Dangerous Liaisons: Personal Relationships and Power

Ultimately, personal relationships are the source of all real power.  Connection with others is the font of knowledge and wealth for human beings. Whoever controls personal relationships pretty much controls everything.

If you look around, you can see this sort of impulse to control relationships everywhere.  The 12-year-old “queen bees” in middle school culture as well as dictators on the world stage – from Stalin to Kim Il-Sung – can turn it into an art form.  For seemingly harmless little girls the impulse exhibits itself in nasty lunch room or cyberspace snubs that dictate who can be friends with whom.  For world dictators it manifests itself in show trials that condemn and socially isolate political enemies as “non-persons.”

Unfortunately, it’s always been the little dictators of the world who understand the ultimate power of personal relationships better than the rest of us who wish only to live and let live.

Some of the 12 year olds in Lily’s world are in the business of telling all of us what to do and how to live, and ensuring that the only enduring relationships we have are with our government keepers.  Others among them — in politics, academia, the media, Hollywood — will keep in place conditions that that suppress strong personal relationships.  Why?  Because only weakened human relationships and alienation can serve to build a culture of distrust, envy, and divisions in class, gender, race, etc. that empowers an elite “vanguard”—among whom, politicians, academics and media moguls are prominent.

By enabling a culture of excess in which self-absorption and self-indulgence reign supreme, power elites seem invested in guaranteeing our problems will be self-reinforcing and self-perpetuating.  Their bait — sloth, sex, and nonstop mind-numbing entertainment – is a feel-good trap. Nothing substantial can be built on what they offer, least of all solid relationships.

A Modest Agenda for the Future

So there you have it.  Lily thought Carl was good enough to screw, but not worth a commitment. According to the authors at Slate, that seems to be a good thing.  It seems ironic, doesn’t it, that good habits and good relationships are really the bugaboo of progressive agendas?  Our culture of self-indulgence, self-absorption, and sexual excess – which has been pushed very hard by so-called progressives – also cultivates ignorance about this reality.

It seems funny, doesn’t it, how progressive agendas always seem to begin as “solutions” in search of problems?  Collectivist agendas breed alienation, isolation, distrust, and dependency, which produce poverty, social chaos, and epidemic anxiety, which soften the ground for collectivist agendas.  The myth of “inequality” is perpetuated with the prescription that further isolates people from one another.

But here’s an idea:  How about cultivating a climate for strong relationships?  Strong relationships naturally have their roots in marriage and family life.  They are then re-broadcast into society by the partners in and children of such relationships.

Strong relationships are about teamwork:  real communication, real cooperation, real trust, and real fellowship.  How might individuals seek to cultivate these things?  They can, you know, if government gets out of the way.  And teamwork is about self-sacrifice, which is a dirty word these days.  Yes, strong relationships may be difficult to produce.  But that’s what makes them strong.  The blacksmith analogy is apt:  the tempering of the iron in the fire – as with a relationship through trials — will give it shape and strength.

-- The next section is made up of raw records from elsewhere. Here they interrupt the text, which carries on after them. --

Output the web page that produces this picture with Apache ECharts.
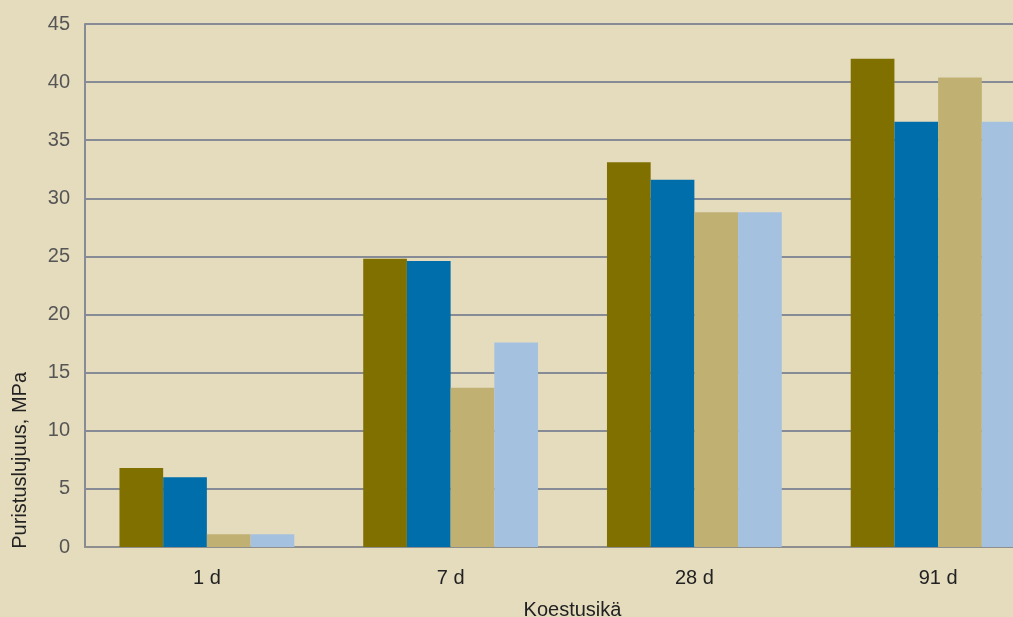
<!DOCTYPE html>
<html><head><meta charset="utf-8">
<script src="https://cdn.jsdelivr.net/npm/echarts@6/dist/echarts.min.js"></script>
<style>html,body{margin:0;padding:0;background:#E5DCBE;}#c{width:1013px;height:617px;}</style>
</head><body><div id="c"></div>
<script>
const categories = ['1 d', '7 d', '28 d', '91 d'];
const seriesA = [6.8, 24.8, 33.1, 42.0];
const seriesB = [6.0, 24.6, 31.6, 36.6];
const seriesC = [1.1, 13.7, 28.8, 40.4];
const seriesD = [1.1, 17.6, 28.8, 36.6];
const yTicks = [0, 5, 10, 15, 20, 25, 30, 35, 40, 45];

const colors = ['#7F7000', '#006EAA', '#C0B173', '#A5C1E0'];
const font = 'Liberation Sans, Arial, sans-serif';
const chart = echarts.init(document.getElementById('c'));
const mk = (d, i) => ({type: 'bar', data: d, barWidth: 43.7, barGap: '0%', itemStyle: {color: colors[i]}, z: 3});
chart.setOption({
  backgroundColor: '#E5DCBE',
  animation: false,
  grid: {left: 85, right: -47, top: 24, bottom: 70, containLabel: false, outerBoundsMode: 'none'},
  xAxis: {
    type: 'category', data: categories,
    axisLine: {show: true, lineStyle: {color: '#8E8E8E', width: 2}},
    axisTick: {show: false},
    axisLabel: {color: '#222', fontSize: 20, fontFamily: font, margin: 21},
    name: 'Koestusikä', nameLocation: 'middle', nameGap: 53,
    nameTextStyle: {color: '#222', fontSize: 20, fontFamily: font}
  },
  yAxis: {
    type: 'value', min: yTicks[0], max: yTicks[yTicks.length - 1], interval: 5,
    axisLine: {show: true, lineStyle: {color: '#868B95', width: 2}},
    axisTick: {show: false},
    splitLine: {show: true, lineStyle: {color: '#868B95', width: 2}},
    axisLabel: {color: '#555', fontSize: 20, fontFamily: font, margin: 15}
  },
  graphic: [{
    type: 'text', left: 10, top: 372, rotation: Math.PI / 2,
    style: {text: 'Puristuslujuus, MPa', fill: '#222', font: '20px ' + font}
  }],
  series: [mk(seriesA, 0), mk(seriesB, 1), mk(seriesC, 2), mk(seriesD, 3)]
});
</script></body></html>
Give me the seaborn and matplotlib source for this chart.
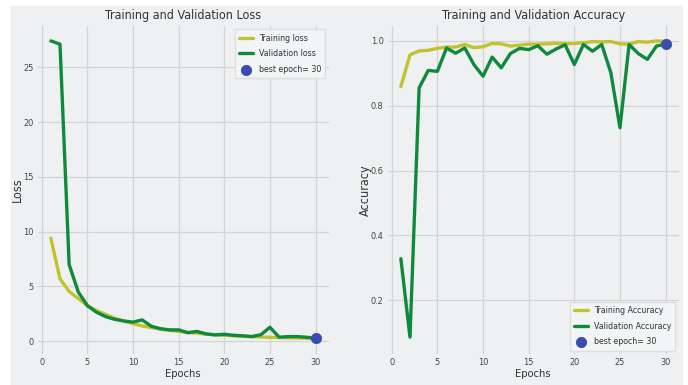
import matplotlib
matplotlib.use("Agg")
import matplotlib.pyplot as plt
import pandas as pd
import seaborn as sns
from matplotlib.patches import Rectangle

epochs = list(range(1, 31))
tr_loss = [9.4, 5.7, 4.55, 3.9, 3.25, 2.8, 2.45, 2.1, 1.85, 1.6,
           1.4, 1.25, 1.1, 1.0, 0.9, 0.82, 0.74, 0.66, 0.6, 0.55,
           0.5, 0.46, 0.42, 0.39, 0.36, 0.34, 0.32, 0.3, 0.28, 0.26]
val_loss = [27.4, 27.1, 7.0, 4.5, 3.25, 2.65, 2.25, 2.0, 1.85, 1.75,
            1.95, 1.37, 1.15, 1.04, 1.04, 0.78, 0.9, 0.67, 0.58, 0.64,
            0.55, 0.5, 0.43, 0.6, 1.28, 0.37, 0.43, 0.43, 0.37, 0.27]
tr_acc = [0.859, 0.957, 0.969, 0.971, 0.977, 0.981, 0.981, 0.989, 0.979, 0.982,
          0.992, 0.991, 0.984, 0.987, 0.99, 0.99, 0.991, 0.993, 0.991, 0.992,
          0.994, 0.998, 0.997, 0.998, 0.991, 0.99, 0.998, 0.996, 1.0, 0.998]
val_acc = [0.328, 0.086, 0.855, 0.909, 0.906, 0.978, 0.962, 0.978, 0.927, 0.891,
           0.95, 0.917, 0.961, 0.977, 0.973, 0.985, 0.959, 0.975, 0.988, 0.927,
           0.989, 0.968, 0.989, 0.902, 0.732, 0.989, 0.961, 0.943, 0.984, 0.99]
best_epoch = 30

df = pd.DataFrame({"epoch": epochs, "tr_loss": tr_loss, "val_loss": val_loss,
                   "tr_acc": tr_acc, "val_acc": val_acc})

sns.set_style("whitegrid")
plt.rcParams["font.family"] = ["DejaVu Sans"]
plt.rcParams["font.stretch"] = "condensed"

BG = "#eff0f1"
YEL = "#c2c230"
GRN = "#0f8a3c"
BLU = "#3a4cae"

fig = plt.figure(figsize=(6.88, 3.85), dpi=100, facecolor="white")
fig.patches.append(Rectangle((11 / 688, 0), 671 / 688, 379 / 385,
                             transform=fig.transFigure, color=BG, zorder=-10))

ax1 = fig.add_axes([0.0547, 0.0805, 0.4233, 0.852])
ax2 = fig.add_axes([0.5634, 0.0805, 0.4233, 0.852])

panels = [
    (ax1, "tr_loss", "val_loss", "Training loss", "Validation loss",
     "Training and Validation Loss", "Loss", val_loss[best_epoch - 1], "upper right"),
    (ax2, "tr_acc", "val_acc", "Training Accuracy", "Validation Accuracy",
     "Training and Validation Accuracy", "Accuracy", val_acc[best_epoch - 1], "lower right"),
]

for ax, tcol, vcol, tlab, vlab, title, ylab, best_val, loc in panels:
    ax.set_facecolor(BG)
    sns.lineplot(data=df, x="epoch", y=tcol, color=YEL, linewidth=2.4, label=tlab, ax=ax)
    sns.lineplot(data=df, x="epoch", y=vcol, color=GRN, linewidth=2.4, label=vlab, ax=ax)
    sns.scatterplot(x=[best_epoch], y=[best_val], s=55, color=BLU, edgecolor=BLU,
                    label=f"best epoch= {best_epoch}", ax=ax, zorder=5)
    ax.set_title(title, fontsize=9, color="#333333", pad=5)
    ax.set_xlabel("Epochs", fontsize=8, color="#333333", labelpad=1)
    ax.set_ylabel(ylab, fontsize=9, color="#333333", labelpad=-1)
    ax.grid(True, color="#d4d4d4", linewidth=0.9)
    for s in ax.spines.values():
        s.set_visible(False)
    ax.tick_params(axis="both", labelsize=6.6, colors="#444444", length=0, pad=3)
    ax.set_xticks([0, 5, 10, 15, 20, 25, 30])
    leg = ax.legend(loc=loc, fontsize=6.3, frameon=True, fancybox=False,
                    facecolor="#f3f4f5", edgecolor="#dedede", framealpha=1,
                    handlelength=1.6, handletextpad=0.6, borderpad=0.5,
                    labelspacing=0.75, borderaxespad=0.4)
    for t in leg.get_texts():
        t.set_color("#333333")

ax1.set_xlim(-0.45, 31.45)
ax1.set_ylim(-1.16, 28.76)
ax1.set_yticks([0, 5, 10, 15, 20, 25])
ax2.set_xlim(-0.45, 31.45)
ax2.set_ylim(0.034, 1.046)
ax2.set_yticks([0.2, 0.4, 0.6, 0.8, 1.0])

fig.savefig("out.png", dpi=100, facecolor="white")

But the really dirty little secret statists would rather you not know is this:  strong relationships of mutual self-sacrifice yield the greatest prosperity of every kind – spiritual, emotional, and material – for everyone.

The hunger for strong family relationships will persist.  Social engineers can only offer weak “communitarian” relationships as cheap imitations for the real thing, which, in the end, is real, human love.